University Isn't For Everybody
Words by Madeline Stocks
University; an educational institution designed to give you knowledge and an abundance of career opportunities. A place where academics flourish and thrive. But then again, it is also a place where a lot of people find themselves through the act of failure. And that’s what I did. I’m not a University student. It has taken me seven different degrees, three different universities and two different modes of studying for me to realise that University is not the key to my career right now. I wouldn’t take it back though, and here’s why.
When I started my first degree, I was a young and preppy student ready to immerse herself in the world of theories and scholars. I was adamant that this was going to be the place where I would find myself, succeed and find out where I belonged in this world. I was supposed to flourish. With each lecture, tutorial and assignment however, I found myself sick to my stomach and drowning like a bird trying to swim. It didn’t feel right. I wasn’t like the other people I would see in the library or on my Instagram stories, cramming for exams or writing a notebook worth of notes from a lecture. If anything, I was actively ignoring the work I needed to do, which should have been my first sign that this was not the path for me.
What became even worse, was when the marks would come back. Coming from a selective academic school where I achieved some of the highest grades in my year, I thought I knew how to write, how to cultivate ideas and study texts. Apparently, I knew nothing of the sort in a University context. Everything I had enjoyed in my high school education was crushed, my space to be creative and create a bond with my teachers had dissipated. I was so lost, confused and didn’t know what to do. University was supposed to be my beacon of light at the end of a very tumultuous high school experience. Why couldn’t I do it?
Over the next three years was a multitude of identity crises. Switching and swapping degrees whilst dropping out of others. Frantically looking for a course that would give me some guidance, some sense of opportunity and eventually, a fulfilling career. But each time I was left more battered and bruised than before. I kept thinking, “if I just change degrees one more time. If I try one more campus. One more way to study, I will find it.”
Safe to say, I didn’t find it.
So, on a beautiful Autumn day I cried, and cried, and called my Mum. I was so confused. I felt hopeless without attaining a degree. I knew I wanted to become a writer, that choosing my outfit every day was one of the most important tasks to complete, and that I had been manifesting Vogue magazine since I was 16. With these three things considered, and the help of a little Googling, I stumbled upon a course that was going to finally give me some purpose.
I present to you, The Fashion Institute. A hands-on Diploma of Business in Fashion Communications and Digital Marketing.
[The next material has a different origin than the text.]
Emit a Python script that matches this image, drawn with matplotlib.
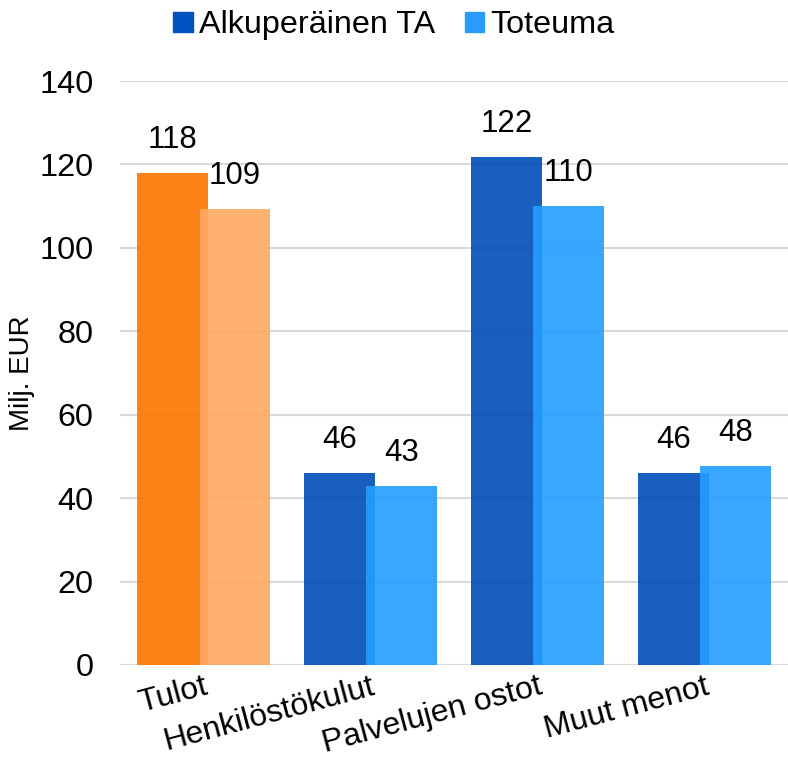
import matplotlib
matplotlib.use("Agg")
import matplotlib.pyplot as plt
from matplotlib.patches import Patch
import numpy as np

plt.rcParams['font.family'] = ['Liberation Sans', 'DejaVu Sans']

categories = ["Tulot", "Henkilöstökulut", "Palvelujen ostot", "Muut menot"]
series_names = ["Alkuperäinen TA", "Toteuma"]
budget = [118.0, 46.0, 121.7, 46.1]
actual = [109.4, 42.8, 110.1, 47.6]
budget_labels = ["118", "46", "122", "46"]
actual_labels = ["109", "43", "110", "48"]

c_budget = ['#FF7500', '#004DB9', '#004DB9', '#004DB9']
c_actual = ['#FFA963', '#249EFF', '#249EFF', '#249EFF']

fig = plt.figure(figsize=(7.88, 7.62), dpi=100)
ax = fig.add_axes([0.1523, 0.1273, 0.8477, 0.7664])

x = np.arange(len(categories))
w = 0.42
off = 0.186
ax.bar(x - off, budget, w, color=c_budget, alpha=0.9, zorder=2, linewidth=0)
ax.bar(x + off, actual, w, color=c_actual, alpha=0.9, zorder=3, linewidth=0)

for xi, v, t in zip(x - off, budget, budget_labels):
    ax.annotate(t, (xi, v), xytext=(0, 13), textcoords='offset points',
                ha='center', va='bottom', fontsize=22.5, color='#000000')
for xi, v, t in zip(x + off, actual, actual_labels):
    ax.annotate(t, (xi, v), xytext=(0, 13), textcoords='offset points',
                ha='center', va='bottom', fontsize=22.5, color='#000000')

ax.set_xlim(-0.5, 3.5)
ax.set_ylim(0, 140)
ax.set_yticks(np.arange(0, 141, 20))
ax.yaxis.grid(True, color='#D9D9D9', linewidth=1.5, zorder=0)
ax.set_axisbelow(True)
for s in ax.spines.values():
    s.set_visible(False)
ax.tick_params(axis='both', length=0, labelsize=23.3, colors='#000000')
ax.tick_params(axis='y', pad=19)
ax.set_xticks(x)
ax.set_xticklabels(categories, rotation=15, ha='right', rotation_mode='anchor',
                   fontsize=23)
ax.tick_params(axis='x', pad=5)
ax.set_ylabel("Milj. EUR", fontsize=20, labelpad=3)

handles = [Patch(color='#0050C0'), Patch(color='#2A9CFF')]
fig.legend(handles, series_names, loc='upper center', bbox_to_anchor=(0.5, 1.012),
           ncol=2, frameon=False, fontsize=23.3, handlelength=0.6, handleheight=0.6,
           handletextpad=0.2, columnspacing=0.9, borderaxespad=0.2)

fig.savefig("out.png", dpi=100)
A one-year course where I get to meet fellow fashionista’s in the business, the power women and men who come straight from the field and let us pick their brain. The opportunity to gain real industry experience within my field in order to become a piece of the puzzle. A chance to work hard, play hard and fulfil my dreams of a modern-day Devil Wears Prada. It was absolutely perfect.
After speaking with Sarah, the founder and boss woman of The Fashion Institute, I instantly felt at home. Her passion and excitement for this course, as well as telling me the abundance of opportunities that will be laid before me ready to jump into was making me grin and grin some more. Finally, after years of manifesting Vogue, I was here and ready for the task.
Ever since I travelled to Paris at the age of sixteen, I must have subconsciously known, that this course, this journey I am about to embark on was for me. After walking down the Champs Elysee, climbing the Eiffel Tower and purchasing French fries with baguettes as if my life depended on it, I stumbled across an old, rickety shop on wheels. It that sold a variety of different pictures and canvases, I knew what I wanted. I bought four vintage Vogue covers and carried them around Europe with me as if they were my long-lost treasure. They have been framed and hung in every home I have lived in, from the Inner Western Suburbs, to the Eastern Suburbs of Sydney. These have been the photos I have woken up to every day and said good night to every evening. They have been my dream for over five years now, and to say I am blessed to have found The Fashion Institute, a place to make this dream come true, is the understatement of my year.
I wouldn’t ever take back my ‘complicated’ relationship with University. Even if it did break my heart once or seven times, because it taught me so much about myself. About who I am, how I learn and most importantly, who I want to be. So, if you are currently a University student, or even a high school student who thinks University is the be all and end all of your career, I am here to tell you to think again. There are so many options for you post high school that don’t have to involve a degree that can still give you an abundance of knowledge. Everyone is different, and everyone will learn differently, you just have to find your wave and ride it with absolute confidence.
My name is Madeline, and I am not a University student. It was a hard pill to swallow, but I am so glad I have finally closed the door, because it allowed me to open this one that The Fashion Institute will give me. And I believe it’s going to be the ride of a lifetime.